Nino informs the police, who start searching, and his irate wife leaves him. Going to Count Zighi to explain, he is told by the angry count that Anna died three years ago. This is confirmed by the housekeeper, who takes him to the grave. Going back to the police, he apologizes for his story and says he was, in fact, with a prostitute. They say that a body has been found, but it is a man who was on the river bank.

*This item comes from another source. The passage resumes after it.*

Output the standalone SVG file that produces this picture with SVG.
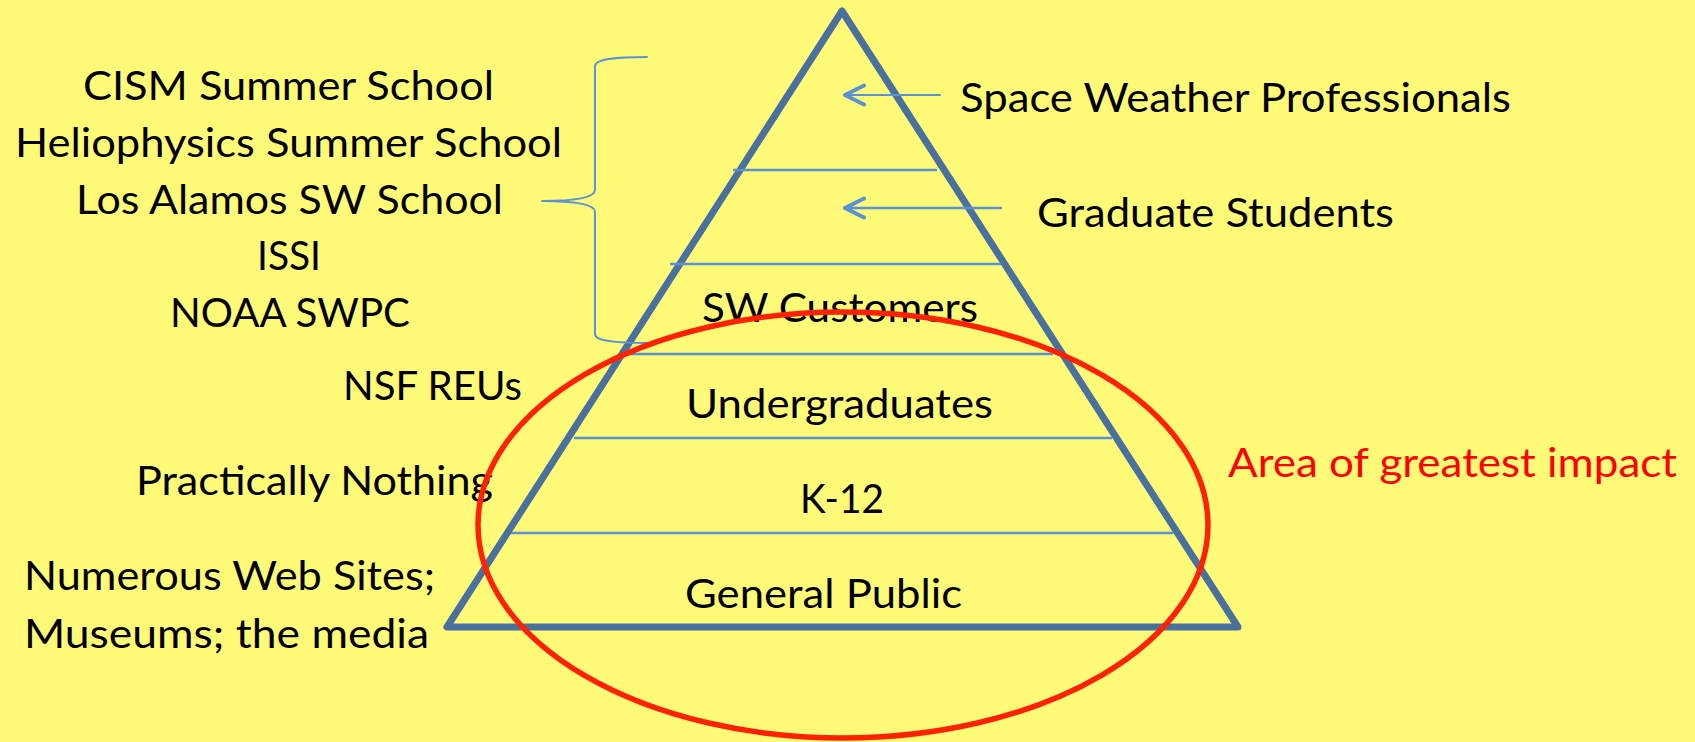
<svg xmlns="http://www.w3.org/2000/svg" width="1695" height="742" viewBox="0 0 1695 742">
  <defs>
    <style>
      .t { font-family: Lato, "Open Sans", "Liberation Sans", sans-serif; font-size: 41px; fill: #000000; }
      .red { fill: #FF0000; }
      .band { stroke: #5A93D3; stroke-width: 2.5; fill: none; }
      .conn { stroke: #5A93D3; fill: none; stroke-linecap: round; stroke-linejoin: round; }
    </style>
    <marker id="chev" viewBox="0 0 24 24" markerWidth="24" markerHeight="24" refX="22" refY="12" orient="auto" markerUnits="userSpaceOnUse">
      <path d="M3,2.5 L22,12 L3,21.5" fill="none" stroke="#5A93D3" stroke-width="4" stroke-linecap="round" stroke-linejoin="round"/>
    </marker>
  </defs>
  <rect x="0" y="0" width="1695" height="742" fill="#FFFA78"/>

  <g id="pyramid">
    <polygon points="842,11 447,627 1238,627" fill="none" stroke="#4A709E" stroke-width="7" stroke-linejoin="round"/>
    <line class="band" x1="733" y1="170" x2="937" y2="170"/>
    <line class="band" x1="670" y1="264" x2="1001" y2="264"/>
    <line class="band" x1="627" y1="354" x2="1053" y2="354"/>
    <line class="band" x1="574" y1="438" x2="1112" y2="438"/>
    <line class="band" x1="511" y1="533" x2="1173" y2="533"/>
  </g>

  <g id="tier-labels">
    <text class="t" x="702" y="322" textLength="276" lengthAdjust="spacingAndGlyphs">SW Customers</text>
    <text class="t" x="686" y="418" textLength="307" lengthAdjust="spacingAndGlyphs">Undergraduates</text>
    <text class="t" x="800" y="513" textLength="84" lengthAdjust="spacingAndGlyphs">K-12</text>
    <text class="t" x="685" y="608" textLength="277" lengthAdjust="spacingAndGlyphs">General Public</text>
  </g>

  <g id="schools">
    <text class="t" x="83" y="100" textLength="411" lengthAdjust="spacingAndGlyphs">CISM Summer School</text>
    <text class="t" x="15" y="157" textLength="547" lengthAdjust="spacingAndGlyphs">Heliophysics Summer School</text>
    <text class="t" x="76" y="214" textLength="427" lengthAdjust="spacingAndGlyphs">Los Alamos SW School</text>
    <text class="t" x="257" y="270" textLength="64" lengthAdjust="spacingAndGlyphs">ISSI</text>
    <text class="t" x="170" y="327" textLength="240" lengthAdjust="spacingAndGlyphs">NOAA SWPC</text>
  </g>

  <g id="nsf-reus">
    <text class="t" x="343" y="400" textLength="179" lengthAdjust="spacingAndGlyphs">NSF REUs</text>
  </g>
  <g id="practically-nothing">
    <text class="t" x="136" y="495" textLength="357" lengthAdjust="spacingAndGlyphs">Practically Nothing</text>
  </g>
  <g id="web-sites">
    <text class="t" x="24" y="590" textLength="411" lengthAdjust="spacingAndGlyphs">Numerous Web Sites;</text>
    <text class="t" x="24" y="648" textLength="405" lengthAdjust="spacingAndGlyphs">Museums; the media</text>
  </g>

  <g id="space-weather-professionals">
    <text class="t" x="960" y="112" textLength="551" lengthAdjust="spacingAndGlyphs">Space Weather Professionals</text>
  </g>
  <g id="graduate-students">
    <text class="t" x="1037" y="227" textLength="357" lengthAdjust="spacingAndGlyphs">Graduate Students</text>
  </g>

  <g id="connectors">
    <line class="conn" x1="940" y1="95" x2="845" y2="95" stroke-width="2" marker-end="url(#chev)"/>
    <line class="conn" x1="1001" y1="208" x2="845" y2="208" stroke-width="2.5" marker-end="url(#chev)"/>
    <path class="conn" stroke-width="2" d="M647,57 C615,57 595,59 595,66 L595,190 C595,197 580,201 542,201 C580,201 595,205 595,212 L595,334 C595,341 615,343 647,343"/>
  </g>

  <g id="impact-area">
    <ellipse cx="843" cy="525" rx="365" ry="213" fill="none" stroke="#FF2200" stroke-width="5.5"/>
    <text class="t red" x="1228" y="477" textLength="449" lengthAdjust="spacingAndGlyphs">Area of greatest impact</text>
  </g>
</svg>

The film ends in the grounds of a nursing home, where a shapely nurse comes to bring Nino indoors. When we see her face, it is the young Anna.

==Cast==
- Romy Schneider as Anna Brigatti Zighi
- Marcello Mastroianni as Nino Monti
- Eva Maria Meineke as Teresa Monti
- Wolfgang Preiss as Conte Zighi
- Michael Kroecher as Don Gaspare
- Paolo Baroni as Ressi
- Victoria Zinny as Loredana
- Giampiero Becherelli as Prof. Arnaldi
- Ester Carloni
- Riccardo Parisio Perrotti
- Raf Baldassarre as Luciano
- Maria Simona Peruzzi
- Liliana Pacinotti
- Adriana Giuffrè

==Production==
Fantasma d'amore was shot on location in Pavia and Cine Industrial Studios in Rome. The film started shooting on October 26, 1980.

==Release==
Fantasma d'amore was distributed by Ceiad in Italy on 3 April 1981. It was released in France as Fantôme d'amour on 29 April 1981 and in West Germany on 21 May 1982 as Die zwei Gesichter einer Frau. The film was also screened at the 1982 Chicago International Film Festival in October 1982.